→ Recorded data:
# # # #
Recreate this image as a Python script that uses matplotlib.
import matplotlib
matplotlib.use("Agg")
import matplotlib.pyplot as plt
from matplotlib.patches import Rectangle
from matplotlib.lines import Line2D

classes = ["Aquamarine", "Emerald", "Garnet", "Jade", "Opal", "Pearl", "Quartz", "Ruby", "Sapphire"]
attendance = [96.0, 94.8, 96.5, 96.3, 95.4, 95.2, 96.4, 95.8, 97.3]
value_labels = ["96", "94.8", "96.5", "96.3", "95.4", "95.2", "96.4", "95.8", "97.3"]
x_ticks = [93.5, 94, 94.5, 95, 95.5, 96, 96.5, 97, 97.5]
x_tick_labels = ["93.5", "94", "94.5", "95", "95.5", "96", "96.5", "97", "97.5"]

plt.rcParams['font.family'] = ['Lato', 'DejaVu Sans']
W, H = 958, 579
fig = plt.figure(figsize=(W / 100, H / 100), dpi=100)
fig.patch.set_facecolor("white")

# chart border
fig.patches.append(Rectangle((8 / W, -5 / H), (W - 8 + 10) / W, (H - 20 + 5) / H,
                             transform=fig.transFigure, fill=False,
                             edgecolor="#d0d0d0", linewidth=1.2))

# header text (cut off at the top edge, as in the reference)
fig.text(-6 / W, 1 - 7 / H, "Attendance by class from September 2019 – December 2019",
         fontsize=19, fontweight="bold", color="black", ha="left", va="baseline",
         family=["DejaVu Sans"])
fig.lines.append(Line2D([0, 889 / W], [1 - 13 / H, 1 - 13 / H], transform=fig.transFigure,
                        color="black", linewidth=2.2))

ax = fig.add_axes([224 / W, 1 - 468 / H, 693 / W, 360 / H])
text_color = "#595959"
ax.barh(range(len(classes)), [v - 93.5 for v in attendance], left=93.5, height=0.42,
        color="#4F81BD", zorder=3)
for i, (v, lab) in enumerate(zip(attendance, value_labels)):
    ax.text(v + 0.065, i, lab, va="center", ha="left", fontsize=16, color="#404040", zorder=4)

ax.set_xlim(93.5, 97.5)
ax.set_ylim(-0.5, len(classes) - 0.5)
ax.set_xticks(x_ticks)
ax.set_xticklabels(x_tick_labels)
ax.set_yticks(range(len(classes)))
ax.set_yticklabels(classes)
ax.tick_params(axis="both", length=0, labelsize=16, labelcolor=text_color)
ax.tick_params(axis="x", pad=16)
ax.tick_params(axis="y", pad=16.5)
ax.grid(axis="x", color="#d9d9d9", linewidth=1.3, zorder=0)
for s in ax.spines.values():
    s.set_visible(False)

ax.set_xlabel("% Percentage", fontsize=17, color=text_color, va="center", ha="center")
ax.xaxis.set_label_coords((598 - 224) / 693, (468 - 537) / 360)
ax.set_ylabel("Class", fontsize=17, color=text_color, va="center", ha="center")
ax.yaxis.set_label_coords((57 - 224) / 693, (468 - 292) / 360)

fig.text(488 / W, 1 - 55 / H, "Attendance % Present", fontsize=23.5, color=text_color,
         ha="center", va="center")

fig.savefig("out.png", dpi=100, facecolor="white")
# # # #
Report how many lines contain "matplotlib". Give nothing but the number.

6